Input: n = 12, k = 3
Output: 3
Explanation: Factors list is [1, 2, 3, 4, 6, 12], the 3rd factor is 3.

Example 2:

Input: n = 7, k = 2
Output: 7
Explanation: Factors list is [1, 7], the 2nd factor is 7.

Example 3:

Input: n = 4, k = 4
Output: -1
Explanation: Factors list is [1, 2, 4], there is only 3 factors. We should return -1.

 

Constraints:

  • 1 <= k <= n <= 1000

 

Follow up:

Could you solve this problem in less than O(n) complexity?

Problem: 1492. The kth Factor of n

This problem asks to find the k-th factor of a given integer n. Factors are integers that divide n without leaving a remainder. The factors should be returned in ascending order. If n has fewer than k factors, return -1.

Solution Approaches and Code

Two solutions are presented below: a brute-force approach and an optimized approach.

Solution 1: Brute Force Enumeration

This approach iterates through all numbers from 1 to n, checking if each number is a factor of n. If it is, we decrement k. When k becomes 0, we've found the k-th factor.

Time Complexity: O(n) - We iterate through all numbers up to n. Space Complexity: O(1) - Constant extra space is used.

Code (Python3):

class Solution:
    def kthFactor(self, n: int, k: int) -> int:
        for i in range(1, n + 1):
            if n % i == 0:
                k -= 1
                if k == 0:
                    return i
        return -1

Code (Java):

class Solution {
    public int kthFactor(int n, int k) {
        for (int i = 1; i <= n; ++i) {
            if (n % i == 0 && (--k == 0)) {
                return i;
            }
        }
        return -1;
    }
}

(Similar implementations can be easily written in C++, Go, TypeScript, and other languages following the same logic)

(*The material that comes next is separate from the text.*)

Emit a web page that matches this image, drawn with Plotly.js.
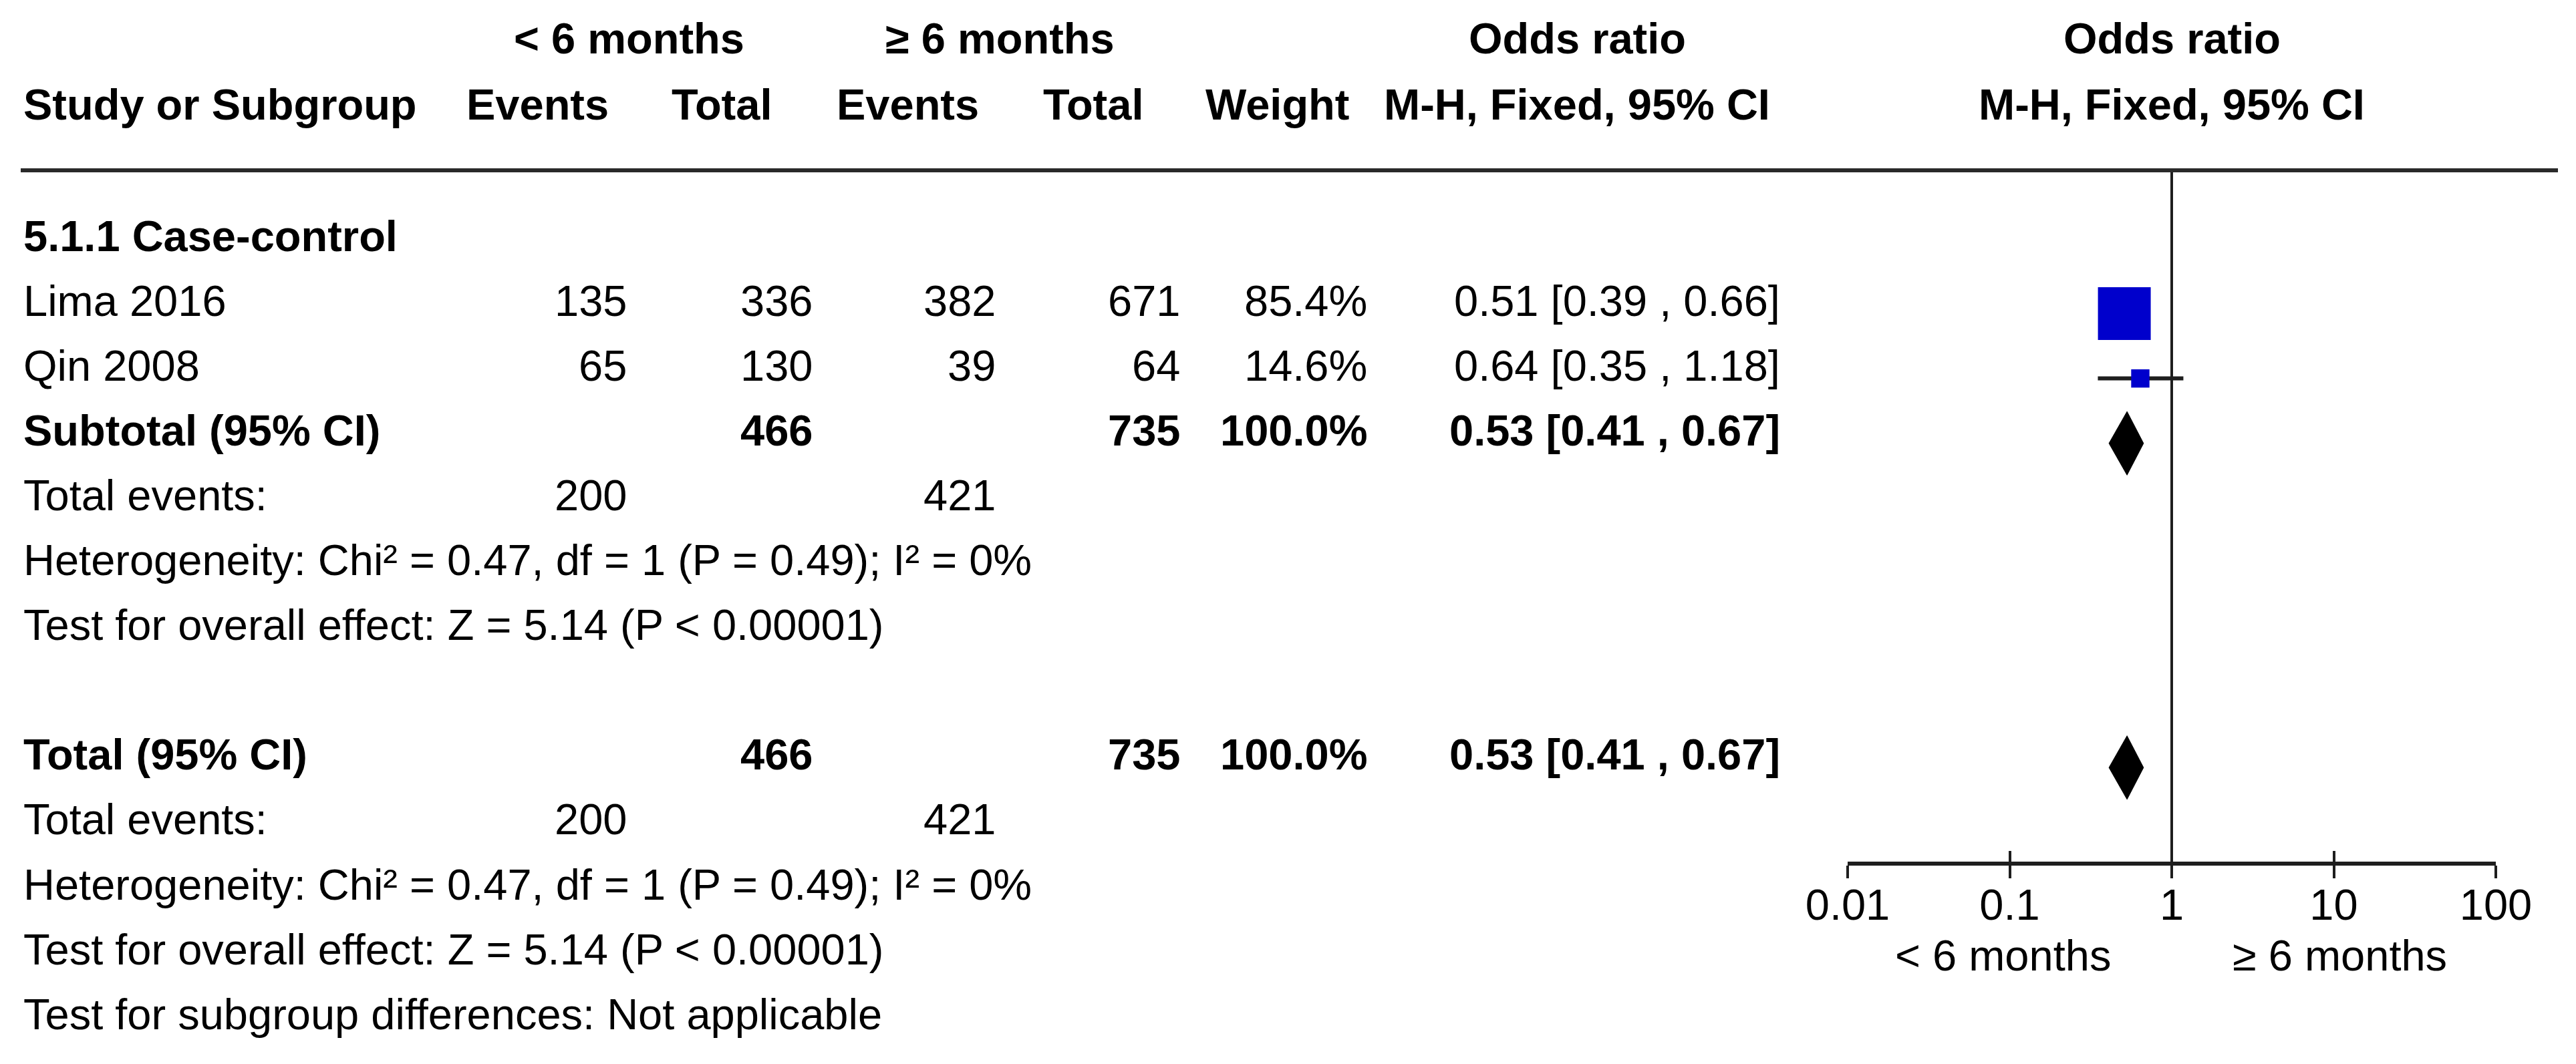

Solution 2: Optimized Enumeration

This approach leverages the property that factors come in pairs. If x is a factor of n, then n/x is also a factor. We iterate only up to the square root of n. For each factor found, we decrement k. If k reaches 0, we've found the k-th factor. If k is still greater than 0 after iterating up to the square root, we iterate downwards from the square root, finding the remaining factors in descending order until k reaches 0.

Time Complexity: O(√n) - We iterate up to the square root of n. Space Complexity: O(1) - Constant extra space is used.

Code (Python3):

class Solution:
    def kthFactor(self, n: int, k: int) -> int:
        i = 1
        while i * i < n:
            if n % i == 0:
                k -= 1
                if k == 0:
                    return i
            i += 1
        if i * i != n:
            i -= 1
        while i:
            if (n % (n // i)) == 0:
                k -= 1
                if k == 0:
                    return n // i
            i -= 1
        return -1

Code (Java):

class Solution {
    public int kthFactor(int n, int k) {
        int i = 1;
        for (; i < n / i; ++i) {
            if (n % i == 0 && (--k == 0)) {
                return i;
            }
        }
        if (i * i != n) {
            --i;
        }
        for (; i > 0; --i) {
            if (n % (n / i) == 0 && (--k == 0)) {
                return n / i;
            }
        }
        return -1;
    }
}

(Similar implementations for C++, Go, and TypeScript would follow the same optimized logic)

The optimized solution provides a significant improvement in performance for larger values of n, as its time complexity is significantly better than the brute-force approach. Choose the solution that best fits your needs based on the expected input size and performance requirements.